Récemment, une équipe de chercheurs de l’Université britannique d’East Anglia (UEA) a montré que le nombre d’infections bactériennes, notamment celles dues à V. vulnificus, le long de la côte est des États-Unis, un point connu pour de telles infections, est passé de 10 à 80 par an sur une période de 30 ans. L’augmentation de la concentration bactérienne dans les eaux du littoral ira toujours plus au nord dans les années à venir, avec un nombre dramatiquement élevé de décès. Les côtes européennes ne seront pas épargnées.

Une maladie « mangeuse de chair »

Il faut savoir que Vibrio vulnificus est une bactérie pathogène opportuniste. Ces bactéries sont des hôtes naturels du milieu marin et plus particulièrement des eaux côtières et des estuaires du monde entier (eaux douces et saumâtres).

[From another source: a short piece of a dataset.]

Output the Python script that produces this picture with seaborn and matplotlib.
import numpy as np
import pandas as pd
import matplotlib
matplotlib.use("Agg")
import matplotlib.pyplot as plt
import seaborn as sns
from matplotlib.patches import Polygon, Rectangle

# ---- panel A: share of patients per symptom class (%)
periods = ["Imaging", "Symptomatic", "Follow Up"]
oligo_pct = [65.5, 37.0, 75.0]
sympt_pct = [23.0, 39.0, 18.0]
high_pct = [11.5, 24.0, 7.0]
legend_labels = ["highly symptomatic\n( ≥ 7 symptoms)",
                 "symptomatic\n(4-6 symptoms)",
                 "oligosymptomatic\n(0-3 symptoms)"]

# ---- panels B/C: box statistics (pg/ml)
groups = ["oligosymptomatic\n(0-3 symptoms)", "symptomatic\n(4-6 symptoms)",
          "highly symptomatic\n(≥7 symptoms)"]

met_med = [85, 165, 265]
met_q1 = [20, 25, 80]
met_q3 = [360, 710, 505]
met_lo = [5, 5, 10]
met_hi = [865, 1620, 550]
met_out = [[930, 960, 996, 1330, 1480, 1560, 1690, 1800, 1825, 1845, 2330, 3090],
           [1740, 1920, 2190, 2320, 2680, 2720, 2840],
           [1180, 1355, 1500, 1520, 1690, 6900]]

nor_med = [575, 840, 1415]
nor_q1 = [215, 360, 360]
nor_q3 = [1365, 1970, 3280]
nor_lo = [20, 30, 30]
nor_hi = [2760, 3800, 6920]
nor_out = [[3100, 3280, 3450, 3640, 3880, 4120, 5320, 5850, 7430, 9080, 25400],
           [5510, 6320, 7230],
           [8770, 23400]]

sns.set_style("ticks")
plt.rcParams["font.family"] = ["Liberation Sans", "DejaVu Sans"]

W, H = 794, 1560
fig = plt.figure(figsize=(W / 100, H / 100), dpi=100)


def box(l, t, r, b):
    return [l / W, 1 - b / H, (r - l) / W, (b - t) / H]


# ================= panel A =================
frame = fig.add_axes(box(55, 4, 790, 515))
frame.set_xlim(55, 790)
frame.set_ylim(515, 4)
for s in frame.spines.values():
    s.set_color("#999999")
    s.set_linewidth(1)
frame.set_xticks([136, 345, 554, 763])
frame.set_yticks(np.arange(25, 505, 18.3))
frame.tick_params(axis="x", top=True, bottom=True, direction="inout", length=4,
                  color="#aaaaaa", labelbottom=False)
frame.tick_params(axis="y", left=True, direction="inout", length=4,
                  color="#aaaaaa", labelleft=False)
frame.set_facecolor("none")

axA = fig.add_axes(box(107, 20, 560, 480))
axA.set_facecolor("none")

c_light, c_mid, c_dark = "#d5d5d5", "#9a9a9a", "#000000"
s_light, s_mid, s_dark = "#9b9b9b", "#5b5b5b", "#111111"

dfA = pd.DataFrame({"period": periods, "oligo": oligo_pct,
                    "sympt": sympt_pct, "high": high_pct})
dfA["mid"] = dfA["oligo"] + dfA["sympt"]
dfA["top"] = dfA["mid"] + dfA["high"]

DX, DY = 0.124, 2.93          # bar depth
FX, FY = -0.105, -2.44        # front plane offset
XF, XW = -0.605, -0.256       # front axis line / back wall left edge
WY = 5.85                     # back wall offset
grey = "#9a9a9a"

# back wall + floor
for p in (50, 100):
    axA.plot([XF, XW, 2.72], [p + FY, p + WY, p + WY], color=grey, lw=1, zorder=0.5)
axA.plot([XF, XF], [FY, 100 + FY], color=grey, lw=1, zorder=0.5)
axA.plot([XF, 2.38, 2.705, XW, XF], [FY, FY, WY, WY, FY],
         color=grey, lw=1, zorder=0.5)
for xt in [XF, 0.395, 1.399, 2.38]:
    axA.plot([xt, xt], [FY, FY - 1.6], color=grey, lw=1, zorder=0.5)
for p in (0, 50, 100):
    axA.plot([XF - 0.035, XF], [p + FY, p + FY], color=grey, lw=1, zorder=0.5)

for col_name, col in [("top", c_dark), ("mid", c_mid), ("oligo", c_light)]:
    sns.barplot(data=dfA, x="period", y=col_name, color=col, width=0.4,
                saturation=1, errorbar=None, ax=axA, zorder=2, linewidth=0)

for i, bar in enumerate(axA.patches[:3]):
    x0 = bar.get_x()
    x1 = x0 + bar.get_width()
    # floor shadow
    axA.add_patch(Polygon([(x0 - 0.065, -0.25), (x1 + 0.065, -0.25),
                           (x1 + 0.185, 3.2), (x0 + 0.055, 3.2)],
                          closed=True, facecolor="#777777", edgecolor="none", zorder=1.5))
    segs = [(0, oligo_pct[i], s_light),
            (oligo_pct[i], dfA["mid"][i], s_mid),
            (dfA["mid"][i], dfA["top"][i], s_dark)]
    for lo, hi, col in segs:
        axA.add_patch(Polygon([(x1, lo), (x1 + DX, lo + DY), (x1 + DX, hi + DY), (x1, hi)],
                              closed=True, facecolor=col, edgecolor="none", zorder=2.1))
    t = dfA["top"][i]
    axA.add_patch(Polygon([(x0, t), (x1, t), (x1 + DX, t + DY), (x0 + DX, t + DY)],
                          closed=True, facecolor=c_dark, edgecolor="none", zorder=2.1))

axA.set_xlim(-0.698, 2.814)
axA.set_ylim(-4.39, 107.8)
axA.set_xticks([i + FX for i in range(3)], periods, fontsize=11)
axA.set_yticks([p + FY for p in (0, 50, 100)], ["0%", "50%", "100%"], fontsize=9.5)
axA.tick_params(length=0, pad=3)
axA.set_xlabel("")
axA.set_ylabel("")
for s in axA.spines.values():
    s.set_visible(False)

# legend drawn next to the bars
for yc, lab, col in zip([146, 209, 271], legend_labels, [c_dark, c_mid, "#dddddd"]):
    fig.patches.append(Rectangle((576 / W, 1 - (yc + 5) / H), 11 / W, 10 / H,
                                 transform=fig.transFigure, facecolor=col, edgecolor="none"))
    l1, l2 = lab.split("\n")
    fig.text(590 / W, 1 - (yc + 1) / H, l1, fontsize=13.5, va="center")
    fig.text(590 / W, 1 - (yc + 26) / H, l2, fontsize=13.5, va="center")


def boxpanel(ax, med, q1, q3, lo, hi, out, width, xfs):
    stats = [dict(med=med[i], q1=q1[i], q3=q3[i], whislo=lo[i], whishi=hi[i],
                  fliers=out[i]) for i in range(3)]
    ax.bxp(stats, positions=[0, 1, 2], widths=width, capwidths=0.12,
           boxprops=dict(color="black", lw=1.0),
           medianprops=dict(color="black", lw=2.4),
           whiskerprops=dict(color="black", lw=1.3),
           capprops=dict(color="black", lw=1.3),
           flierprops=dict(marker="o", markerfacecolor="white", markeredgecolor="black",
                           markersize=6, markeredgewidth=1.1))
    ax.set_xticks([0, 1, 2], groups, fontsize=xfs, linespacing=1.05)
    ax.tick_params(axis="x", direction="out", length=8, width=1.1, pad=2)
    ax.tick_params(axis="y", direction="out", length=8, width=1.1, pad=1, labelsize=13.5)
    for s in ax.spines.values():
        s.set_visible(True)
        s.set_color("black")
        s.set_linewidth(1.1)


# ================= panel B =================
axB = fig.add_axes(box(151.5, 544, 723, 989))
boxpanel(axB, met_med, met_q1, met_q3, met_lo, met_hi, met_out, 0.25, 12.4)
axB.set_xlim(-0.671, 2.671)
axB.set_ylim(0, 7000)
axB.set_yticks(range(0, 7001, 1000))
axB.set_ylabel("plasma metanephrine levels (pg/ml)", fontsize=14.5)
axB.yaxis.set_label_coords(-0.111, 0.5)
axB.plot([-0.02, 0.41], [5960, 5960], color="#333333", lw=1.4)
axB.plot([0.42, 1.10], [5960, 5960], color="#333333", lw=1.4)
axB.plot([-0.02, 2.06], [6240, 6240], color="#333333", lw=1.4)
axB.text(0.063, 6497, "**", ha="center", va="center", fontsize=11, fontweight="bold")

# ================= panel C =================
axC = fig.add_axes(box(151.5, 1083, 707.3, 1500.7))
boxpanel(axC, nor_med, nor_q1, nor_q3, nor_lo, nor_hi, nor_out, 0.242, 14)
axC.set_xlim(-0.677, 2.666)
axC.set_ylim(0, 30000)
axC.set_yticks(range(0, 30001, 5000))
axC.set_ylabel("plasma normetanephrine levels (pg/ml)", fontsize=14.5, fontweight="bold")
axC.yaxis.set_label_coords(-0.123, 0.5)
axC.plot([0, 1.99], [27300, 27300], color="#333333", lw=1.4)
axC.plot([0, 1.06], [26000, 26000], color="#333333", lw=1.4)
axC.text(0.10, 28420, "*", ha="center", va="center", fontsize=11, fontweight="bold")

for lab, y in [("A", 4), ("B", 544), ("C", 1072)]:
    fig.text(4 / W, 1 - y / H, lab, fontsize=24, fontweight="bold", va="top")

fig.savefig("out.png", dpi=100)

L’infection à V. vulnificus est particulièrement préoccupante. Comme mentionné précédemment, elle résulte d’une exposition à l’eau de mer à travers de petites lésions cutanées et peut rapidement devenir nécrotique, nécessitant une ablation chirurgicale urgente des tissus ou une amputation d’un membre dans environ 10% des cas. En conséquence, on l’appelle communément une maladie « mangeuse de chair ». De plus, V. vulnificus est le plus infectieux du genre Vibrio : les taux de mortalité par infection des plaies atteignent 18% et des décès sont survenus dès 48h après l’exposition.

La présente étude est la première à cartographier l’évolution des emplacements des cas de V. vulnificus le long de la côte est des États-Unis sur 30 ans, de 1988 à 2018. Les auteurs se sont basés sur les données des Centres pour le contrôle et la prévention des maladies (CDC) des États-Unis. Les résultats sont publiés dans la revue Scientific Reports.

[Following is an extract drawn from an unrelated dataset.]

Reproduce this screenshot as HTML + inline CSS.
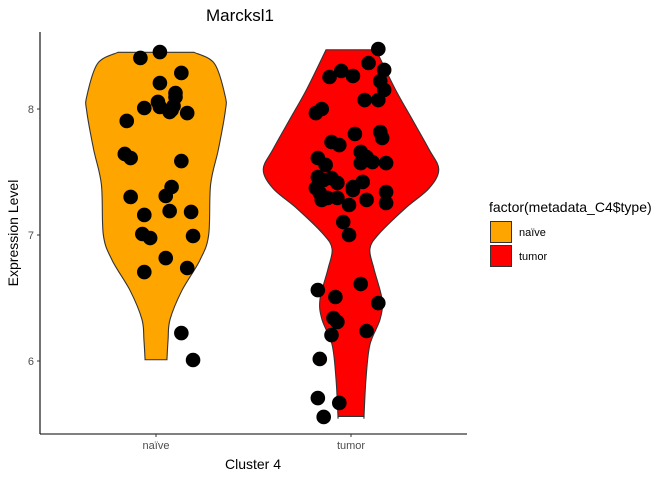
<!DOCTYPE html>
<html><head><meta charset="utf-8"><style>
body{margin:0;background:#fff}
svg{font-family:"Liberation Sans",sans-serif}
</style></head><body>
<svg id="c" width="672" height="480"></svg>
<script>
const categories=["naïve","tumor"];
const colors=["#FFA500","#FF0000"];
const yTicks=[6,7,8];
// violin outline: expression levels and half-widths (fraction of category width)
const naiveLevels=[8.45,8.36,8.10,7.98,7.68,7.40,7.00,6.80,6.56,6.33,6.17,6.01];
const naiveWidths=[0.195,0.30,0.355,0.355,0.32,0.28,0.27,0.225,0.133,0.072,0.062,0.056];
const tumorLevels=[8.47,8.16,7.92,7.68,7.52,7.37,7.21,7.01,6.89,6.73,6.49,6.33,6.13,5.86,5.57,5.56];
const tumorWidths=[0.128,0.226,0.313,0.40,0.45,0.40,0.277,0.144,0.097,0.118,0.159,0.149,0.097,0.077,0.067,0.067];
const naiveVals=[8.452,8.405,8.286,8.206,8.127,8.095,8.024,8.056,8.008,7.976,8.016,7.992,7.968,7.905,7.643,7.611,7.587,7.302,7.381,7.310,7.159,7.190,7.183,7.008,6.976,6.992,6.817,6.738,6.706,6.222,6.008];
const naiveJit=[0.02,-0.08,0.13,0.02,0.10,0.10,0.09,0.01,-0.06,0.07,0.02,0.08,0.16,-0.15,-0.16,-0.13,0.13,-0.13,0.08,0.05,-0.06,0.07,0.18,-0.07,-0.03,0.19,0.05,0.16,-0.06,0.13,0.19];
const tumorVals=[8.476,8.365,8.310,8.254,8.302,8.262,8.222,8.151,8.071,8.071,7.968,8.0,7.802,7.817,7.770,7.738,7.714,7.611,7.556,7.659,7.619,7.571,7.579,7.571,7.460,7.437,7.452,7.413,7.373,7.333,7.381,7.421,7.357,7.278,7.294,7.294,7.238,7.278,7.341,7.254,7.103,7.0,6.563,6.611,6.508,6.460,6.341,6.310,6.206,6.238,6.016,5.706,5.667,5.556];
const tumorJit=[0.14,0.09,0.17,-0.11,-0.05,0.01,0.15,0.17,0.14,0.07,-0.18,-0.15,0.02,0.15,0.16,-0.10,-0.06,-0.17,-0.13,0.05,0.08,0.05,0.11,0.18,-0.17,-0.14,-0.10,-0.07,-0.18,-0.16,0.01,0.06,0.01,-0.15,-0.12,-0.07,-0.01,0.08,0.18,0.18,-0.04,-0.01,-0.17,0.05,-0.08,0.14,-0.09,-0.07,-0.10,0.08,-0.16,-0.17,-0.06,-0.14];

const NS="http://www.w3.org/2000/svg";
const svg=document.getElementById('c');
const L=40,R=467,T=32,B=434;
const catW=195, x0=156;
const X=i=>x0+i*catW;
const Y=v=>109+(8-v)*126;
function el(t,a,p){const e=document.createElementNS(NS,t);for(const k in a)e.setAttribute(k,a[k]);(p||svg).appendChild(e);return e;}

function smooth(pts){
  let d="M"+pts[0][0]+","+pts[0][1];
  for(let i=0;i<pts.length-1;i++){
    const p0=pts[Math.max(0,i-1)],p1=pts[i],p2=pts[i+1],p3=pts[Math.min(pts.length-1,i+2)];
    const c1=[p1[0]+(p2[0]-p0[0])/6,p1[1]+(p2[1]-p0[1])/6];
    const c2=[p2[0]-(p3[0]-p1[0])/6,p2[1]-(p3[1]-p1[1])/6];
    d+=" C"+c1[0]+","+c1[1]+" "+c2[0]+","+c2[1]+" "+p2[0]+","+p2[1];
  }
  return d;
}
function violin(i,lv,wd,name){
  const cx=X(i);
  const right=lv.map((v,k)=>[cx+wd[k]*catW,Y(v)]);
  const left=lv.map((v,k)=>[cx-wd[k]*catW,Y(v)]).reverse();
  let d=smooth(right);
  d+=" L"+left[0][0]+","+left[0][1]+smooth(left).replace(/^M[^C]*/," ")+" Z";
  const p=el('path',{d:d,fill:colors[i],stroke:'#333',"stroke-width":1.1});
  
  
}
violin(0,naiveLevels,naiveWidths,'violin-naive');
violin(1,tumorLevels,tumorWidths,'violin-tumor');

function points(i,vals,jit,name){
  vals.forEach((v,k)=>{
    const c=el('circle',{cx:X(i)+jit[k]*catW,cy:Y(v),r:7.3,fill:'#000'});
    
    
  });
}
points(0,naiveVals,naiveJit,'point-naive');
points(1,tumorVals,tumorJit,'point-tumor');

// axes
const ya=el('line',{x1:L,y1:T,x2:L,y2:B,stroke:'#000',"stroke-width":1.1});


const xa=el('line',{x1:L,y1:B,x2:R,y2:B,stroke:'#000',"stroke-width":1.1});


yTicks.forEach(t=>{
  el('line',{x1:L-3,x2:L,y1:Y(t),y2:Y(t),stroke:'#333'});
  const tx=el('text',{x:L-6,y:Y(t)+4,"text-anchor":"end","font-size":11,fill:'#4d4d4d'});
  tx.textContent=t;
  
  
});
categories.forEach((c,i)=>{
  el('line',{x1:X(i),x2:X(i),y1:B,y2:B+3,stroke:'#333'});
  const tx=el('text',{x:X(i),y:B+15,"text-anchor":"middle","font-size":11,fill:'#4d4d4d'});
  tx.textContent=c;
  
  
});
</script>
<svg width="672" height="480" style="position:absolute;left:0;top:0;font-family:'Liberation Sans',sans-serif">
<text x="240" y="21" text-anchor="middle" font-size="17">Marcksl1</text>
<text transform="translate(18,233) rotate(-90)" text-anchor="middle" font-size="14">Expression Level</text>
<text x="253" y="469" text-anchor="middle" font-size="14">Cluster 4</text>
<text x="489" y="212" font-size="14">factor(metadata_C4$type)</text>
<rect x="490.5" y="221.5" width="21" height="21" fill="#FFA500" stroke="#333"/>
<rect x="490.5" y="245.5" width="21" height="21" fill="#FF0000" stroke="#333"/>
<text x="519" y="236" font-size="11">naïve</text>
<text x="519" y="260" font-size="11">tumor</text>
</svg>
</body></html>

C’est également la première à explorer la façon dont le changement climatique peut influencer la propagation des cas à l’avenir, des projections qui pourront être extrapolées aux côtes européennes qui connaissent des cas sporadiques. Concrètement, les auteurs ont utilisé les informations sur la température issues des observations et des modèles climatiques informatisés pour établir ces prévisions.

L’auteur principal de l’étude, Elizabeth Archer, chercheuse de troisième cycle à l’École des sciences de l’environnement de l’UEA, explique dans un communiqué : « Nous montrons que d’ici la fin du 21e siècle, les infections à V. vulnificus s’étendront plus au nord, mais la distance au nord dépendra du degré de réchauffement supplémentaire et donc de nos futures émissions de gaz à effet de serre ».

Elle ajoute : « Si les émissions sont maintenues à un niveau bas, les cas pourraient s’étendre vers le nord uniquement jusqu’au Connecticut. Si les émissions sont élevées, des infections devraient se produire dans tous les États américains de la côte est. D’ici la fin du 21e siècle, nous prévoyons qu’environ 140 à 200 infections à V. vulnificus pourraient être signalées chaque année ».

Des actions possibles, une prise de conscience nécessaire

L’équipe de recherche souligne la nécessité d’une sensibilisation accrue de la santé individuelle et publique à V. vulnificus, compte tenu de l’expansion géographique des infections. En particulier, les individus et les autorités sanitaires pourraient être avertis en temps réel des conditions environnementales à haut risque grâce à des systèmes d’alerte précoce spécifiques à la mer ou aux bactéries. Effectivement, les infections culminent l’été, lorsque les températures de l’eau augmentent.

Les mesures de contrôle actif pourraient inclure des programmes de sensibilisation plus importants pour les groupes à risque, par exemple les personnes âgées et celles souffrant de problèmes de santé sous-jacents, et une signalisation côtière pendant les périodes critiques.

Le co-auteur principal de l’étude, le professeur Iain Lake de l’UEA, déclare : « L’observation de l’extension des cas vers le nord le long de la côte est des États-Unis est une indication de l’effet que le changement climatique a déjà sur la santé humaine et le littoral. Savoir où les cas sont susceptibles de se produire devrait aider les services de santé à planifier l’avenir ».

Après le dernier rapport du GIEC sur le réchauffement climatique, voilà une preuve de plus de l’effet dramatique des activités humaines sur la planète et des conséquences mortelles qu’elles engendreront d’ici la fin du siècle.